Corrupt? I’m being blackmailed, says Spain’s embattled PM Mariano Rajoy in wake of slush fund allegations - Europe - World - The Independent

Corrupt? I’m being blackmailed, says Spain’s embattled PM Mariano Rajoy in wake of slush fund allegations

 

Spanish Prime Minister Mariano Rajoy rejected calls to quit on Monday after his party’s former treasurer said in court he was the author of documents leaked to the press last week, which alleged the premier was paid out of a slush fund.

Judge Pablo Ruz subpoenaed Luis Bárcenas after El Mundo published ledger entries on 9 July purporting to show the People’s Party (PP) had kept a second set of books recording undercover payments to senior party figures, including Rajoy.

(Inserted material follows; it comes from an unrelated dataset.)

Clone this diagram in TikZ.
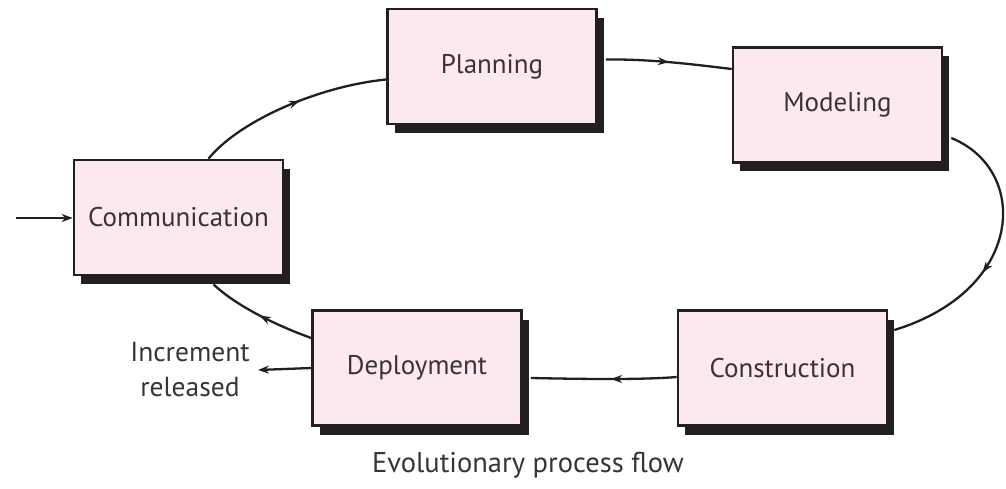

Rajoy did not mention Bárcenas by name, but said text messages between him and the former treasurer published in El Mundo on Sunday were attempts at blackmail, and he insisted he would complete a four-year mandate which expires in December 2015.

“The only thing the text messages published yesterday show is that the rule of law does not bow to blackmail,” Rajoy said in a joint news conference with his Polish opposite number, Donald Tusk.

“Let nobody think we shall be swayed from our quest to transform the country and get Spain out of crisis. Spain is a serious country, and I naturally want to help keep it that way.”

One of the texts from Rajoy was dated 18 January, the same day El Mundo made claims Bárcenas illicitly payed PP members. It said “Luis. I understand. Be strong. I’ll call you tomorrow. Greetings.”

Bárcenas was remanded in custody on 27 June and has been under investigation, on and off, in pre-trial proceedings since 2009 over his alleged involvement in a corruption ring headed by a businessman Francisco Correa, who is charged with masterminding contributions to PP funds in return for lucrative contracts.

The opposition Socialist Party called for Rajoy to resign over the friendly tone of the text messages and announced it was cutting all links with the PP, with whom it has recently joined forces to call for measures from the European Union to help revive Spain’s ailing economy.

“His (Rajoy’s) staying on constitutes untold harm for the country. The seriousness of the situation places us at a point of no-return. All of Spain is in tenterhooks,” Socialist leader Alfredo Pérez Rubalcaba said.

Rajoy has weathered calls to step down since El País newspaper published photocopies of ledger entries on 31 January, which supposedly showed he had received €250,000 that was hidden from the tax authorities.  The paper charged payments were made to senior PP members as recently as 2009.

El Mundo last week published what it said were original ledger entries, detailing an alleged payment of €42,000 in 1997 – concealed in a cigar box -- when Rajoy was civil service minister, and lesser amounts in 1998 and 1998

The PP has an absolute majority in parliament and could easily defeat a motion of no confidence, and government ministers have meanwhile denied the allegations against Rajoy were undermining confidence in Spain.

Economy Minister Luis de Guindos noted that Spain’s borrowing costs were stable and repeated recent predictions Spain’s economy was about to return to growth after shrinking for the past two years.

“Curruption doesn’t worry me from the market point of view, but from that of Spanish citizens,” de Guindos said on Monday.

Spanish government 10-year bonds are now changing hands at about 4.8%, considerably more affordable than when they soared past 7% a year ago and prompted fears Spain was on the verge of a bailout.

Unemployment in Spain, however, remains at record levels of more than six million, or 27 percent, and polls show that Spaniards think corruption is widespread. In a global survey released earlier this month by anti-corruption platform Transparency International, 83% of Spanish respondents felt political parties were either corrupt or extremely corrupt.

Timeline

February 2009: Judge Baltazar Garzón  extends an ongoing corruption investigation to PP treasurer and senator Luis Bárcenas.

September 2011: A Madrid court shelves the case against Bárcenas for lack of proof.

March 2012: The High Court re-opens the case.

18 January, 2013: El Mundo alleges Bárcenas made payments to senior PP figures.

31 January: El País publishes photocopies of ledger entries supposedly written by Bárcenas, which allege payments were made to Rajoy, among other PP members. Opposition parties call for Rajoy to resign.

3 February: Opposition parties grill Rajoy in parliament over accusations, but he resists calls to step down.

27 June: Bárcenas is remanded in custody after prosecutors say he cannot adequately explain why he has amassed up to €48 mn in Swiss bank accounts.

9 July: El Mundo publishes what it says are original ledger entries by Bárcenas alleging to show payments to Rajoy. Bárcenas is subpoenaed to give details.

14 July: El Mundo publishes text messages between Rajoy and Bárcenas, which bring fresh calls for Rajoy to resign.

15 July: Bárcenas admits in court he is the author of the leaked documents.